I would add Book Forum to the list. I haven't seen Rain Taxi in some time, so I can't speak for the quality of the reviews contained there, but both publications do a good job of bringing books "under the radar" to public attention, albeit to a small audience.

Anonymous said...

Hear, hear. This internet thing is far more diffuse and diverse than any newspaper or magazine can hope to be, and that's its strength. I can get everything online, ranging from YouTube commenters (spectacularly stupid) to, say, James Wood (really smart). And I can choose where, on that spectrum, I'd like to stop and read.

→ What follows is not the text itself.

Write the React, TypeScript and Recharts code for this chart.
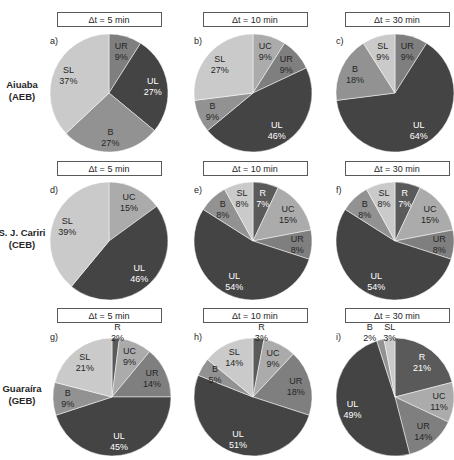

Good writing will usually be found. If it's online and it's good, it will become known. But newspaper editors can (and do) keep the conversation within a tight boundary. A matter of available space and limited attention. So often, I open the thinning book pages of the local "quality" paper, only to see reviews of books I've heard about online months earlier. It's all so dull and predictable now, in the paper world. Gimme electrons! Save the paper for the actual books, not the reviews.

hungryandfrozen said...

Indeed! I found myself nodding even more than I did during your post about praise/criticism. Damn the gatekeepers! But for blogging I'd have no way of self-indulgently informing people about what I cooked for dinner last night...I'd personally rather Nigella than Rushdie's readership though ;)

AC said...

Of course, as the transition from print to online continues, the gatekeepers will just transition themselves over too. There are already lots of schemes going on behind the scenes that determine things like ranking in search engines (over my head, but I remember seeing recent articles about it).

Ginger Heatter said...

Speaking of writing and merch, as we did in class today, CNN.com has just added t-shirt icons to some of its "Latest News" headlines. Clicking on the icon takes one to an area of the site where t-shirts with the associated headline and CNN logo are available for purchase. For example, "Arms cache found in girl's treehouse" is just $15 plus shipping. And that's where voters are getting their election news. Crazy.

Anonymous said...

Note to readers: a tote bag with Ginger's comment on it is now available at Cafe Press!

M. Sáflo said...

Another note to readers: SifBlog and Waffle Town t-shirts are available at Cafepress!